** Begin Records for this task **

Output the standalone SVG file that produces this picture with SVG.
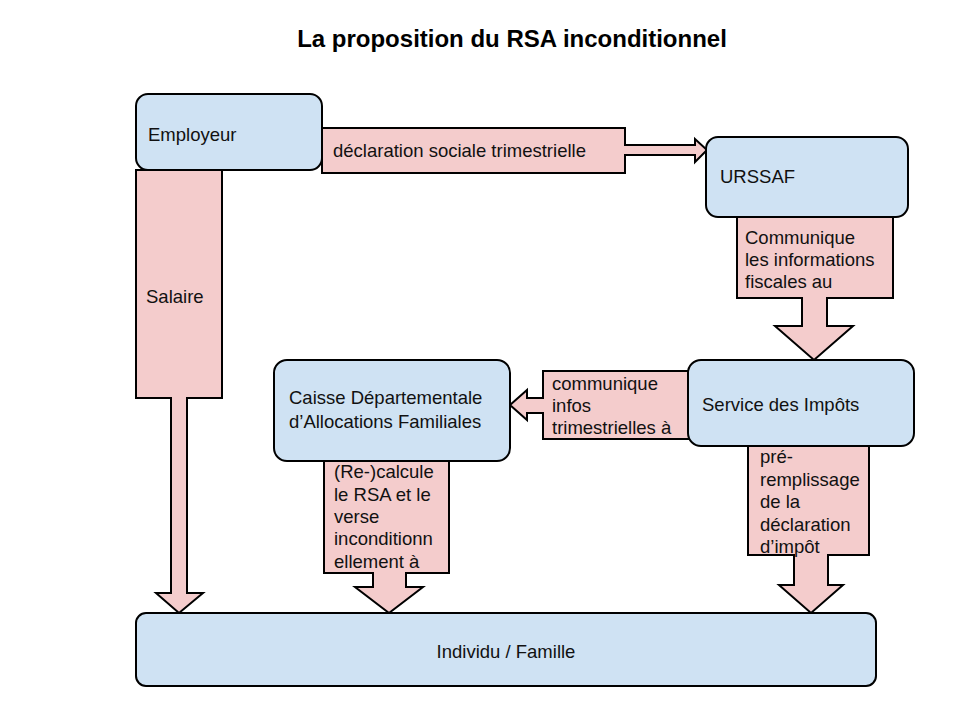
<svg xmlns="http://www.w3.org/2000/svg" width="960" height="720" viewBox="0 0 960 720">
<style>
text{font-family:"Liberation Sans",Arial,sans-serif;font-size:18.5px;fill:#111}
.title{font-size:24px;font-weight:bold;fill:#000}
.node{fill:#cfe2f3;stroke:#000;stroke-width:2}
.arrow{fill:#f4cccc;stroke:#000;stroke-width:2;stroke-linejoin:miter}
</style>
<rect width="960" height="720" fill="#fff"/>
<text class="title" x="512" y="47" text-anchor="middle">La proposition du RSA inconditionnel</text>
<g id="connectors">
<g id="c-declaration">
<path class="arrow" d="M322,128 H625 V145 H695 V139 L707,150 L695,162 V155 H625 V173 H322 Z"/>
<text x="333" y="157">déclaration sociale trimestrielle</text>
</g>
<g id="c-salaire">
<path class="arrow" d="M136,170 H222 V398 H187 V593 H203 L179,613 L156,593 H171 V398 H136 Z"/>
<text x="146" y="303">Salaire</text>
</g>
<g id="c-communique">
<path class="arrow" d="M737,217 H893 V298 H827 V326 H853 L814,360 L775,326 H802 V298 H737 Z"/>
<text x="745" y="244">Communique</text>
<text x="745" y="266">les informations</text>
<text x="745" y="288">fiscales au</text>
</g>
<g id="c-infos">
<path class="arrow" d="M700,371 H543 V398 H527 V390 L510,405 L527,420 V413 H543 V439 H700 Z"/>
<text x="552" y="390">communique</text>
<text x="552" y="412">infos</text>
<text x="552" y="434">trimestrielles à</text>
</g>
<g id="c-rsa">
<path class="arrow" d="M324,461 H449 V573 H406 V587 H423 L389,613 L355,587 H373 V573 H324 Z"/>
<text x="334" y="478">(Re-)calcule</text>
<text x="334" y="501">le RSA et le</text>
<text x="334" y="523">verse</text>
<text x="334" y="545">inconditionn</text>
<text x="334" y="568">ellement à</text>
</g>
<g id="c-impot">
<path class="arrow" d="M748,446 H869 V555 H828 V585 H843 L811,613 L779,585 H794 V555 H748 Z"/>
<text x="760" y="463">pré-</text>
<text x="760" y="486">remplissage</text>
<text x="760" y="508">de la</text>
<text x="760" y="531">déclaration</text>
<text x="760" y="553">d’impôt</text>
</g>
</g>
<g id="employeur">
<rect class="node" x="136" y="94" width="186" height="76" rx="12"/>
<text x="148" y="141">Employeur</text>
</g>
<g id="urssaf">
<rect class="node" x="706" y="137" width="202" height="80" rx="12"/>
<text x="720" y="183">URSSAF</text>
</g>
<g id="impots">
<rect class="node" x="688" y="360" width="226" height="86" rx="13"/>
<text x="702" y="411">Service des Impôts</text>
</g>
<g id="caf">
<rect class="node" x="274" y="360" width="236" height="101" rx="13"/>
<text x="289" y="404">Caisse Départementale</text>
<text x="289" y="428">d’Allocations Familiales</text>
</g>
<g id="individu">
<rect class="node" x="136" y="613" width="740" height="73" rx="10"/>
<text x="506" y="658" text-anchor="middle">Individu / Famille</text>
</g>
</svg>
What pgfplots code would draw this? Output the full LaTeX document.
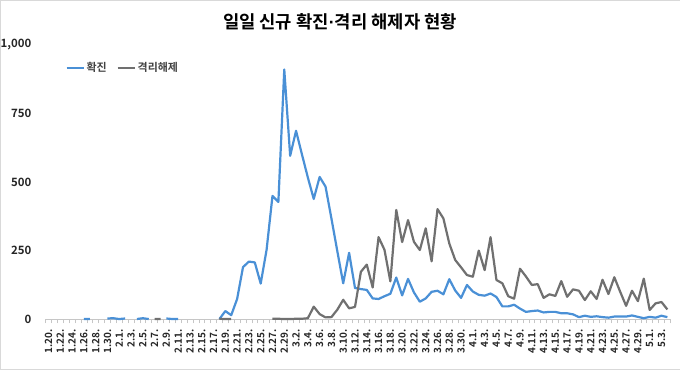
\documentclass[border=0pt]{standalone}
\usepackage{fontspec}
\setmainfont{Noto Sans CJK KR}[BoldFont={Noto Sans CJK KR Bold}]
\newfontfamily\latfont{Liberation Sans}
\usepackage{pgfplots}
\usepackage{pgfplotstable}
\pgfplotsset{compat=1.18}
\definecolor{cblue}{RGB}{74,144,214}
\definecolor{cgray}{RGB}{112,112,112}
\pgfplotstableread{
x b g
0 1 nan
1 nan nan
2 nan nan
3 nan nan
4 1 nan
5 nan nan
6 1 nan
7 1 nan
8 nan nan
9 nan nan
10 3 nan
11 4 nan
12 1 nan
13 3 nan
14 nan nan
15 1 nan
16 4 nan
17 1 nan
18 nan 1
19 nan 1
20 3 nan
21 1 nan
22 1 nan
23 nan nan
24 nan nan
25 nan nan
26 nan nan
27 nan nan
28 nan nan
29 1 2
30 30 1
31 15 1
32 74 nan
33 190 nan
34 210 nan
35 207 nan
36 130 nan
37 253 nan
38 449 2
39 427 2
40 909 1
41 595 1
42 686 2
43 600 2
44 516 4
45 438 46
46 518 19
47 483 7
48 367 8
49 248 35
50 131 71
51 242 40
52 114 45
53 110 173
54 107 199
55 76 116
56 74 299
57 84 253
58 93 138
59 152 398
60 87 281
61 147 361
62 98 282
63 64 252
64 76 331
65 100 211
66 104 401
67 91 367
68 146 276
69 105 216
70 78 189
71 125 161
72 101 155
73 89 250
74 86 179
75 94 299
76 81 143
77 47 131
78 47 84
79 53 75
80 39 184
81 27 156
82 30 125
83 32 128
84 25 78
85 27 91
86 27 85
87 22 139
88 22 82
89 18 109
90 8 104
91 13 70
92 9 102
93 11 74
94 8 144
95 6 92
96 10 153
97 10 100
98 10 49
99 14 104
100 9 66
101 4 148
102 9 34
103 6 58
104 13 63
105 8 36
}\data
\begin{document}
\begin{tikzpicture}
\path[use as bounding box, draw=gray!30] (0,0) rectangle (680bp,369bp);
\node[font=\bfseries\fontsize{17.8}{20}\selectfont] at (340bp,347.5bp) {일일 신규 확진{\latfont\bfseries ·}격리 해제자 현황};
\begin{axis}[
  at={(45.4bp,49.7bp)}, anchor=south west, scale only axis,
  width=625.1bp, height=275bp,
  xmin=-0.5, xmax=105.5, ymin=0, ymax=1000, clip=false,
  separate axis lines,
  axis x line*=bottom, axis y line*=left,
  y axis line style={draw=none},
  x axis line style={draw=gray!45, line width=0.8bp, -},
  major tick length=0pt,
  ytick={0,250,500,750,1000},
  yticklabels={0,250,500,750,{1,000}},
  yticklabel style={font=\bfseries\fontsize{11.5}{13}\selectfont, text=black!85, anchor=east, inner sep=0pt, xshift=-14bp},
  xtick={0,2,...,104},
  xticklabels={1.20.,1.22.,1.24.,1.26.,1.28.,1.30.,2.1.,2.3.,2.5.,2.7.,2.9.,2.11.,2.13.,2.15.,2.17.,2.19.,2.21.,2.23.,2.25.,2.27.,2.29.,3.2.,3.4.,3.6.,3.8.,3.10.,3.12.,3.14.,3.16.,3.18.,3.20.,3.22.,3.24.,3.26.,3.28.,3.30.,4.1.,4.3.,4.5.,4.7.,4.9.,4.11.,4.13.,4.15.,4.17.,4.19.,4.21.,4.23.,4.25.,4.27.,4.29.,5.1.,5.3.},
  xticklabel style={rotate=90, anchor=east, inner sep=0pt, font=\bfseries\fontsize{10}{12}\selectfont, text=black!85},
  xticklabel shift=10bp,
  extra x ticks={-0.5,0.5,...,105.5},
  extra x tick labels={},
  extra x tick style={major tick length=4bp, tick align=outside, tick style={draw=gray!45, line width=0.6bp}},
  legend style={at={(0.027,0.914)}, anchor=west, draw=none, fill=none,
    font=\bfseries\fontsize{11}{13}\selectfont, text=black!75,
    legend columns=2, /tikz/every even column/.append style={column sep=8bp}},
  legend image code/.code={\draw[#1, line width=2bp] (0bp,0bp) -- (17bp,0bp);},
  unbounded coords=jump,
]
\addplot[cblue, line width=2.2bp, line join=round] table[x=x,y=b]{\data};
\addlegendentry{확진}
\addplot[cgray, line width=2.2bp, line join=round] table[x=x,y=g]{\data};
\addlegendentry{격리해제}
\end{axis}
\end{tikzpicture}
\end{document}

** End Records for this task **

- [Problem statement]: Every record above should come back exactly, but without its pictures.

- [The solution]:
Output the standalone SVG file that produces this picture with SVG.
<svg xmlns="http://www.w3.org/2000/svg" width="960" height="720" viewBox="0 0 960 720">
<style>
text{font-family:"Liberation Sans",Arial,sans-serif;font-size:18.5px;fill:#111}
.title{font-size:24px;font-weight:bold;fill:#000}
.node{fill:#cfe2f3;stroke:#000;stroke-width:2}
.arrow{fill:#f4cccc;stroke:#000;stroke-width:2;stroke-linejoin:miter}
</style>
<rect width="960" height="720" fill="#fff"/>
<text class="title" x="512" y="47" text-anchor="middle">La proposition du RSA inconditionnel</text>
<g id="connectors">
<g id="c-declaration">
<path class="arrow" d="M322,128 H625 V145 H695 V139 L707,150 L695,162 V155 H625 V173 H322 Z"/>
<text x="333" y="157">déclaration sociale trimestrielle</text>
</g>
<g id="c-salaire">
<path class="arrow" d="M136,170 H222 V398 H187 V593 H203 L179,613 L156,593 H171 V398 H136 Z"/>
<text x="146" y="303">Salaire</text>
</g>
<g id="c-communique">
<path class="arrow" d="M737,217 H893 V298 H827 V326 H853 L814,360 L775,326 H802 V298 H737 Z"/>
<text x="745" y="244">Communique</text>
<text x="745" y="266">les informations</text>
<text x="745" y="288">fiscales au</text>
</g>
<g id="c-infos">
<path class="arrow" d="M700,371 H543 V398 H527 V390 L510,405 L527,420 V413 H543 V439 H700 Z"/>
<text x="552" y="390">communique</text>
<text x="552" y="412">infos</text>
<text x="552" y="434">trimestrielles à</text>
</g>
<g id="c-rsa">
<path class="arrow" d="M324,461 H449 V573 H406 V587 H423 L389,613 L355,587 H373 V573 H324 Z"/>
<text x="334" y="478">(Re-)calcule</text>
<text x="334" y="501">le RSA et le</text>
<text x="334" y="523">verse</text>
<text x="334" y="545">inconditionn</text>
<text x="334" y="568">ellement à</text>
</g>
<g id="c-impot">
<path class="arrow" d="M748,446 H869 V555 H828 V585 H843 L811,613 L779,585 H794 V555 H748 Z"/>
<text x="760" y="463">pré-</text>
<text x="760" y="486">remplissage</text>
<text x="760" y="508">de la</text>
<text x="760" y="531">déclaration</text>
<text x="760" y="553">d’impôt</text>
</g>
</g>
<g id="employeur">
<rect class="node" x="136" y="94" width="186" height="76" rx="12"/>
<text x="148" y="141">Employeur</text>
</g>
<g id="urssaf">
<rect class="node" x="706" y="137" width="202" height="80" rx="12"/>
<text x="720" y="183">URSSAF</text>
</g>
<g id="impots">
<rect class="node" x="688" y="360" width="226" height="86" rx="13"/>
<text x="702" y="411">Service des Impôts</text>
</g>
<g id="caf">
<rect class="node" x="274" y="360" width="236" height="101" rx="13"/>
<text x="289" y="404">Caisse Départementale</text>
<text x="289" y="428">d’Allocations Familiales</text>
</g>
<g id="individu">
<rect class="node" x="136" y="613" width="740" height="73" rx="10"/>
<text x="506" y="658" text-anchor="middle">Individu / Famille</text>
</g>
</svg>
What pgfplots code would draw this? Output the full LaTeX document.
\documentclass[border=0pt]{standalone}
\usepackage{fontspec}
\setmainfont{Noto Sans CJK KR}[BoldFont={Noto Sans CJK KR Bold}]
\newfontfamily\latfont{Liberation Sans}
\usepackage{pgfplots}
\usepackage{pgfplotstable}
\pgfplotsset{compat=1.18}
\definecolor{cblue}{RGB}{74,144,214}
\definecolor{cgray}{RGB}{112,112,112}
\pgfplotstableread{
x b g
0 1 nan
1 nan nan
2 nan nan
3 nan nan
4 1 nan
5 nan nan
6 1 nan
7 1 nan
8 nan nan
9 nan nan
10 3 nan
11 4 nan
12 1 nan
13 3 nan
14 nan nan
15 1 nan
16 4 nan
17 1 nan
18 nan 1
19 nan 1
20 3 nan
21 1 nan
22 1 nan
23 nan nan
24 nan nan
25 nan nan
26 nan nan
27 nan nan
28 nan nan
29 1 2
30 30 1
31 15 1
32 74 nan
33 190 nan
34 210 nan
35 207 nan
36 130 nan
37 253 nan
38 449 2
39 427 2
40 909 1
41 595 1
42 686 2
43 600 2
44 516 4
45 438 46
46 518 19
47 483 7
48 367 8
49 248 35
50 131 71
51 242 40
52 114 45
53 110 173
54 107 199
55 76 116
56 74 299
57 84 253
58 93 138
59 152 398
60 87 281
61 147 361
62 98 282
63 64 252
64 76 331
65 100 211
66 104 401
67 91 367
68 146 276
69 105 216
70 78 189
71 125 161
72 101 155
73 89 250
74 86 179
75 94 299
76 81 143
77 47 131
78 47 84
79 53 75
80 39 184
81 27 156
82 30 125
83 32 128
84 25 78
85 27 91
86 27 85
87 22 139
88 22 82
89 18 109
90 8 104
91 13 70
92 9 102
93 11 74
94 8 144
95 6 92
96 10 153
97 10 100
98 10 49
99 14 104
100 9 66
101 4 148
102 9 34
103 6 58
104 13 63
105 8 36
}\data
\begin{document}
\begin{tikzpicture}
\path[use as bounding box, draw=gray!30] (0,0) rectangle (680bp,369bp);
\node[font=\bfseries\fontsize{17.8}{20}\selectfont] at (340bp,347.5bp) {일일 신규 확진{\latfont\bfseries ·}격리 해제자 현황};
\begin{axis}[
  at={(45.4bp,49.7bp)}, anchor=south west, scale only axis,
  width=625.1bp, height=275bp,
  xmin=-0.5, xmax=105.5, ymin=0, ymax=1000, clip=false,
  separate axis lines,
  axis x line*=bottom, axis y line*=left,
  y axis line style={draw=none},
  x axis line style={draw=gray!45, line width=0.8bp, -},
  major tick length=0pt,
  ytick={0,250,500,750,1000},
  yticklabels={0,250,500,750,{1,000}},
  yticklabel style={font=\bfseries\fontsize{11.5}{13}\selectfont, text=black!85, anchor=east, inner sep=0pt, xshift=-14bp},
  xtick={0,2,...,104},
  xticklabels={1.20.,1.22.,1.24.,1.26.,1.28.,1.30.,2.1.,2.3.,2.5.,2.7.,2.9.,2.11.,2.13.,2.15.,2.17.,2.19.,2.21.,2.23.,2.25.,2.27.,2.29.,3.2.,3.4.,3.6.,3.8.,3.10.,3.12.,3.14.,3.16.,3.18.,3.20.,3.22.,3.24.,3.26.,3.28.,3.30.,4.1.,4.3.,4.5.,4.7.,4.9.,4.11.,4.13.,4.15.,4.17.,4.19.,4.21.,4.23.,4.25.,4.27.,4.29.,5.1.,5.3.},
  xticklabel style={rotate=90, anchor=east, inner sep=0pt, font=\bfseries\fontsize{10}{12}\selectfont, text=black!85},
  xticklabel shift=10bp,
  extra x ticks={-0.5,0.5,...,105.5},
  extra x tick labels={},
  extra x tick style={major tick length=4bp, tick align=outside, tick style={draw=gray!45, line width=0.6bp}},
  legend style={at={(0.027,0.914)}, anchor=west, draw=none, fill=none,
    font=\bfseries\fontsize{11}{13}\selectfont, text=black!75,
    legend columns=2, /tikz/every even column/.append style={column sep=8bp}},
  legend image code/.code={\draw[#1, line width=2bp] (0bp,0bp) -- (17bp,0bp);},
  unbounded coords=jump,
]
\addplot[cblue, line width=2.2bp, line join=round] table[x=x,y=b]{\data};
\addlegendentry{확진}
\addplot[cgray, line width=2.2bp, line join=round] table[x=x,y=g]{\data};
\addlegendentry{격리해제}
\end{axis}
\end{tikzpicture}
\end{document}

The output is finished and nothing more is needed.